Artificial intelligence is not replacing finance.
It will change what finance professionals spend their time doing.
For decades, finance organizations have focused on collecting data, reconciling transactions, producing reports, and explaining what happened. Those responsibilities remain essential, but AI is changing how much time is required to complete them.
The real opportunity is not simply automating existing work. It is allowing finance teams to spend more time helping the business make better decisions.
AI Is an Accelerator, Not a Strategy
Organizations often begin their AI journey by asking:
“What tasks can we automate?”
A better question is:
“What decisions could we improve if our people had more time, better information, and stronger analytical tools?”

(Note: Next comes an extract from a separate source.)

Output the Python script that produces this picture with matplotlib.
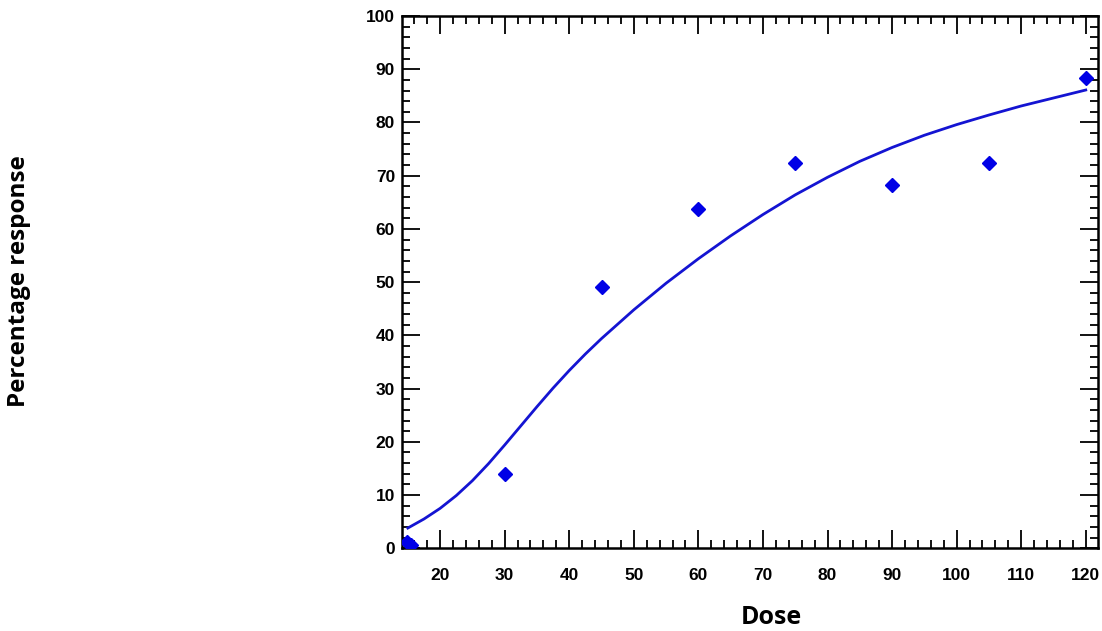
import matplotlib.pyplot as plt
import numpy as np
from matplotlib.ticker import MultipleLocator

# observed responses
dose = [14.9, 15.5, 30, 45, 60, 75, 90, 105, 120]
response = [1.2, 0.6, 14.0, 49.0, 63.7, 72.4, 68.2, 72.4, 88.3]

# fitted curve
fit_dose = [15, 17.5, 20, 22.5, 25, 27.5, 30, 32.5, 35, 37.5, 40, 42.5, 45,
            50, 55, 60, 65, 70, 75, 80, 85, 90, 95, 100, 105, 110, 115, 120]
fit_resp = [3.8, 5.5, 7.5, 9.9, 12.7, 15.9, 19.4, 23.0, 26.6, 30.1, 33.4,
            36.5, 39.4, 44.8, 49.8, 54.4, 58.7, 62.7, 66.4, 69.7, 72.7,
            75.3, 77.6, 79.6, 81.4, 83.1, 84.6, 86.1]

fig = plt.figure(figsize=(11.02, 6.31), dpi=100)
ax = fig.add_axes([0.3648, 0.1311, 0.6316, 0.8435])

ax.plot(fit_dose, fit_resp, color='#1414d2', lw=2.0, zorder=2,
        solid_joinstyle='round')
ax.plot(dose, response, ls='none', marker='D', ms=7, color='#0000e6',
        zorder=3)

ax.set_xlim(14.1, 121.9)
ax.set_ylim(0, 100)
ax.xaxis.set_major_locator(MultipleLocator(10))
ax.xaxis.set_minor_locator(MultipleLocator(2))
ax.yaxis.set_major_locator(MultipleLocator(10))
ax.yaxis.set_minor_locator(MultipleLocator(2))

ax.tick_params(which='both', direction='in', top=True, right=True,
               color='black', width=1.3)
ax.tick_params(which='major', length=13)
ax.tick_params(which='minor', length=6)
ax.tick_params(axis='x', which='major', pad=14)
ax.tick_params(axis='y', which='major', pad=5)
for lab in ax.get_xticklabels() + ax.get_yticklabels():
    lab.set_fontfamily('Liberation Sans')
    lab.set_fontweight('bold')
    lab.set_fontsize(12.5)

for s in ax.spines.values():
    s.set_linewidth(1.8)

fig.text(0.6996, 0.022, 'Dose', ha='center', va='center', fontsize=18,
         fontweight='bold', family='Open Sans')
fig.text(0.017, 0.555, 'Percentage response', rotation=90, ha='center',
         va='center', fontsize=17.5, fontweight='bold', family='Open Sans')

fig.savefig('out.png', dpi=100)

Finance has always been responsible for turning information into decisions. AI simply expands its ability to do that work faster and at greater scale.
Moving Beyond Reporting
Most finance organizations already possess large amounts of data.
Financial statements.
Forecasts.
Vendor spending.
Capital projects.
Procurement.
Contract performance.
Cash flow.
Operational metrics.
Historically, much of the finance team’s effort has been devoted to collecting, validating, and presenting that information.
AI allows those activities to become increasingly automated.
That creates capacity for work that generates greater organizational value:
- evaluating investment alternatives
- modeling strategic scenarios
- identifying operational inefficiencies
- improving forecasting accuracy
- strengthening vendor oversight
- supporting capital allocation decisions
The objective is not fewer finance professionals.
It is better use of financial expertise.
Better Decisions Require Better Data
Artificial intelligence amplifies the quality of the information it receives.
Organizations with fragmented systems, inconsistent data definitions, or poor governance should expect AI to expose those weaknesses rather than solve them.
Successful AI adoption depends on disciplined data management, clear ownership, consistent definitions, and governance that ensures information can be trusted.
Technology cannot compensate for poor data quality.
Finance and Technology Must Lead Together
AI adoption should never be viewed as an isolated technology initiative.
Finance understands business value.
Technology understands platforms, integration, cybersecurity, and implementation.
Together, they create solutions that are technically feasible, financially responsible, and operationally sustainable.
The strongest AI programs emerge when CFOs and CIOs work as partners rather than customers and service providers.
Governance Determines Long-Term Success
As AI becomes embedded within forecasting, financial planning, reporting, procurement, and decision support, governance becomes increasingly important.
Organizations should establish clear expectations for:
- data quality
- model transparency
- regulatory compliance
- human review of significant decisions
- security and privacy
- accountability for AI-generated outputs
Trust is built through governance, not automation.
AI Should Augment Human Judgment
The greatest contribution AI can make to finance is not replacing analysis.
It is creating more time for it.
Finance professionals are uniquely positioned to evaluate tradeoffs, challenge assumptions, assess risk, and allocate capital. Those responsibilities require judgment, experience, and business context that AI cannot provide independently.
Organizations that use AI successfully will automate routine work while elevating the strategic role of their finance teams.
That is where the greatest value will be created.
AI is changing finance, but its greatest contribution will not be producing reports faster. It will be giving finance leaders more capacity to guide better decisions across the enterprise.